In particular, I think the main thing that makes a difference between staging.run vs. a macro is that, by example:

val x: Boolean = <big-fat-expression>

staging.run {
  if x then Expr("x is true") else Expr("x is false")
}

// vs.

myMacro {
  if x then "x is true" else "x is false"
}

the Expr[String] to be compiled and run by staging.run does not depend on anything in the same file (indeed, the Expr[String] is simply either Expr(“x is true”) or Expr(“x is false”)).

On the other hand, when myMacro would try to evaluate it’s argument (of type Expr[String]) by compiling and running it, it would hit a reference to x which is not yet compiled.

Note, however, that the restriction of not depending on anything in the same file also excludes your intended use:

final class ClassA
final class ClassB

given aTags: Tags[ClassA] = Tags.const("A", "extra")
given bTags: Tags[ClassB] = Tags.const("B")

// error: expressions passed to compiler.compileTimeEval reference
// the not-yet-compiled ClassA, ClassB, aTags, bTags
val ab: Tags[ClassA & ClassB] = Tags.tagsForBoth[ClassA, ClassB]

For this simple example, it work not work, assuming that’s all in one file.

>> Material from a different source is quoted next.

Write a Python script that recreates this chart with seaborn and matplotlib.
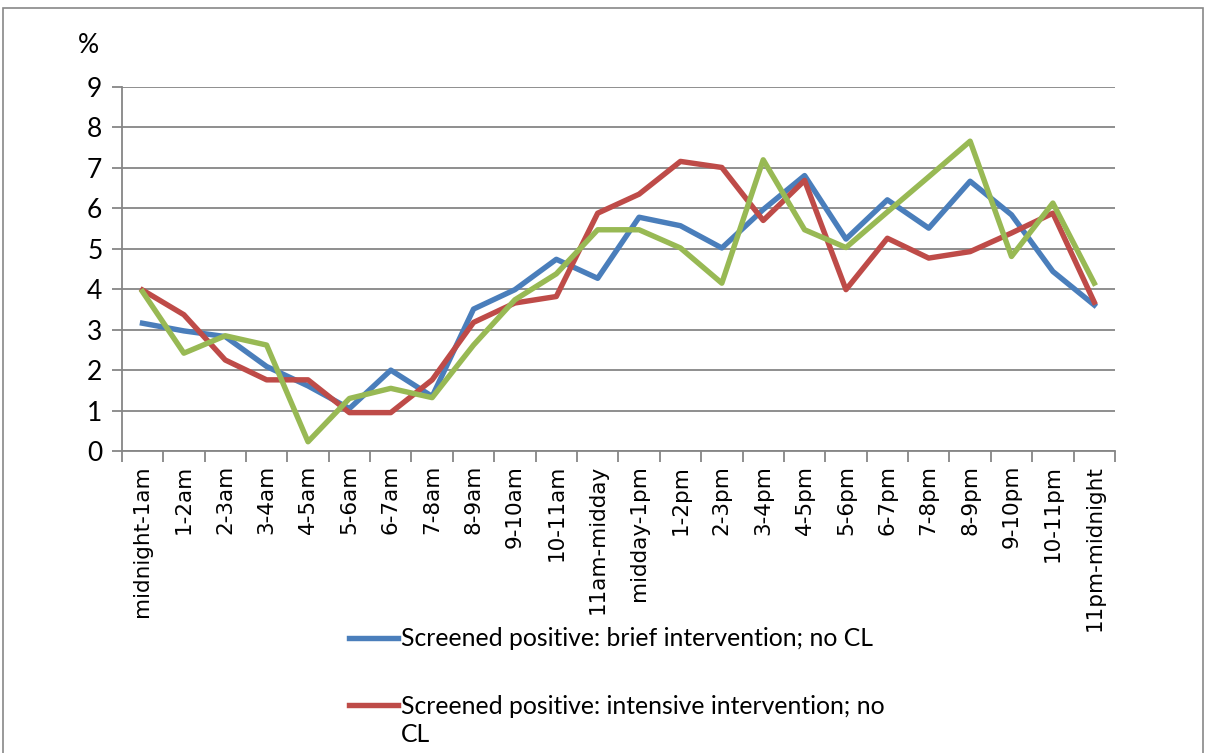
import numpy as np
import pandas as pd
import matplotlib
matplotlib.use("Agg")
import matplotlib.pyplot as plt
import seaborn as sns
from matplotlib.patches import Rectangle

# hour-of-day categories
hours = ["midnight-1am", "1-2am", "2-3am", "3-4am", "4-5am", "5-6am", "6-7am",
         "7-8am", "8-9am", "9-10am", "10-11am", "11am-midday", "midday-1pm",
         "1-2pm", "2-3pm", "3-4pm", "4-5pm", "5-6pm", "6-7pm", "7-8pm",
         "8-9pm", "9-10pm", "10-11pm", "11pm-midnight"]

# % per hour
brief = [3.16, 2.97, 2.83, 2.09, 1.61, 1.05, 2.0, 1.35, 3.51, 3.99, 4.74, 4.27,
         5.78, 5.57, 5.02, 5.97, 6.81, 5.24, 6.21, 5.51, 6.67, 5.84, 4.44, 3.61]
intensive = [3.98, 3.37, 2.25, 1.76, 1.76, 0.95, 0.95, 1.76, 3.18, 3.66, 3.82, 5.88,
             6.35, 7.16, 7.01, 5.70, 6.69, 3.99, 5.26, 4.77, 4.93, 5.39, 5.88, 3.68]
third = [3.94, 2.42, 2.85, 2.62, 0.23, 1.30, 1.55, 1.32, 2.62, 3.74, 4.38, 5.47,
         5.47, 5.02, 4.15, 7.20, 5.47, 5.03, 5.91, 6.78, 7.66, 4.81, 6.13, 4.15]

series_names = ["Screened positive: brief intervention; no CL",
                "Screened positive: intensive intervention; no",
                "third"]
colors = ["#4A7EBB", "#BE4B48", "#98B954"]

df = pd.DataFrame({
    "hour": hours * 3,
    "pct": brief + intensive + third,
    "series": np.repeat(series_names, len(hours)),
})

fig = plt.figure(figsize=(12.06, 7.53), dpi=100)
ax = fig.add_axes([0.101, 0.401, 0.8235, 0.4835])

sns.lineplot(data=df, x="hour", y="pct", hue="series", palette=colors,
             linewidth=3.9, sort=False, ax=ax, legend=False)

grid_c = "#868686"
ax.set_xlim(-0.5, len(hours) - 0.5)
ax.set_ylim(0, 9)
ax.set_yticks(range(10))
ax.set_xticks(range(len(hours)))
ax.set_xticklabels(hours, rotation=90, fontsize=15.5, family="DejaVu Sans")
ax.set_xticks(np.arange(-0.5, len(hours)), minor=True)
ax.tick_params(axis="x", which="major", length=0, pad=10)
ax.tick_params(axis="x", which="minor", length=8, width=1.3, color=grid_c)
ax.tick_params(axis="y", length=7, width=1.3, color=grid_c, labelsize=19, pad=7)
for lbl in ax.get_yticklabels():
    lbl.set_family("Lato")
ax.yaxis.grid(True, color=grid_c, linewidth=1.3)
ax.set_axisbelow(True)
for s in ["top", "right"]:
    ax.spines[s].set_visible(False)
for s in ["left", "bottom"]:
    ax.spines[s].set_color(grid_c)
    ax.spines[s].set_linewidth(1.3)
ax.set_xlabel("")
ax.set_ylabel("")

fig.text(0.073, 0.94, "%", fontsize=19, family="Lato", ha="center", va="center")

# legend (only the first two entries are visible in the picture)
handles = ax.get_lines()[:2]
leg = fig.legend(handles, series_names[:2], loc="upper left", bbox_to_anchor=(0.281, 0.18),
                 frameon=False, prop={"family": "Lato", "size": 17.8}, handlelength=2.0,
                 handletextpad=0.12, labelspacing=1.8, borderaxespad=0)
# wrapped tail of the second legend label
fig.canvas.draw()
t2 = leg.get_texts()[1].get_window_extent()
fig.text(t2.x0 / fig.bbox.width, (t2.y0 - 5) / fig.bbox.height, "CL",
         family="Lato", fontsize=17.8, ha="left", va="top")

fig.patches.append(Rectangle((0.0025, -0.02), 0.995, 1.009, transform=fig.transFigure,
                             fill=False, edgecolor="#888888", linewidth=1.2))

plt.savefig("out.png", dpi=100)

It could easily be split into ClassA.scala, ClassB.scala and util.scala/Main.scala, and then it would work.

As far as the if x then ““ else ““ example, the reference to the same file seems to fit into the category of only being in the same file by choice. It seems it could easily be defined elsewhere. I could definitely see how this might decrease usability, but it sounds WAY better to me than not having this feature at all… Maybe an initial implementation could work for this use case, and then potentially be relaxed by covering simple cases (IDK, just a thought).

I agree. Would love to see a constrained version of this.